Branched Coverings and Interacting Matrix Strings in Two Dimensions

TL;DR

This paper develops a lattice gauge theory for a group combining permutation and U(1) symmetries, modeling branched string coverings with gauge fields on two-dimensional surfaces, extending Matrix String theory.

Contribution

It introduces a comprehensive lattice gauge theory for G_N, capturing arbitrary string branching and interactions in a non-supersymmetric two-dimensional setting.

Findings

Formulation of the G_N lattice gauge theory including arbitrary branch points

Classification of irreducible representations of G_N

Description of string splitting and joining processes

Abstract

We construct the lattice gauge theory of the group G_N, the semidirect product of the permutation group S_N with U(1)^N, on an arbitrary Riemann surface.

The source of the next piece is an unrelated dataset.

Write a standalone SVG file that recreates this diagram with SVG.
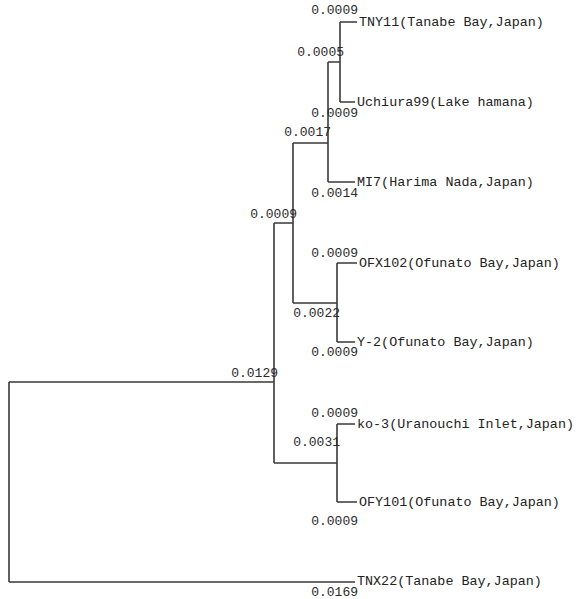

This theory describes the branched coverings of a two-dimensional target surface by strings carrying a U(1) gauge field on the world sheet. These are the non-supersymmetric Matrix Strings that arise in the unitary gauge quantization of a generalized two-dimensional Yang-Mills theory. By classifying the irreducible representations of G_N, we give the most general formulation of the lattice gauge theory of G_N, which includes arbitrary branching points on the world sheet and describes the splitting and joining of strings.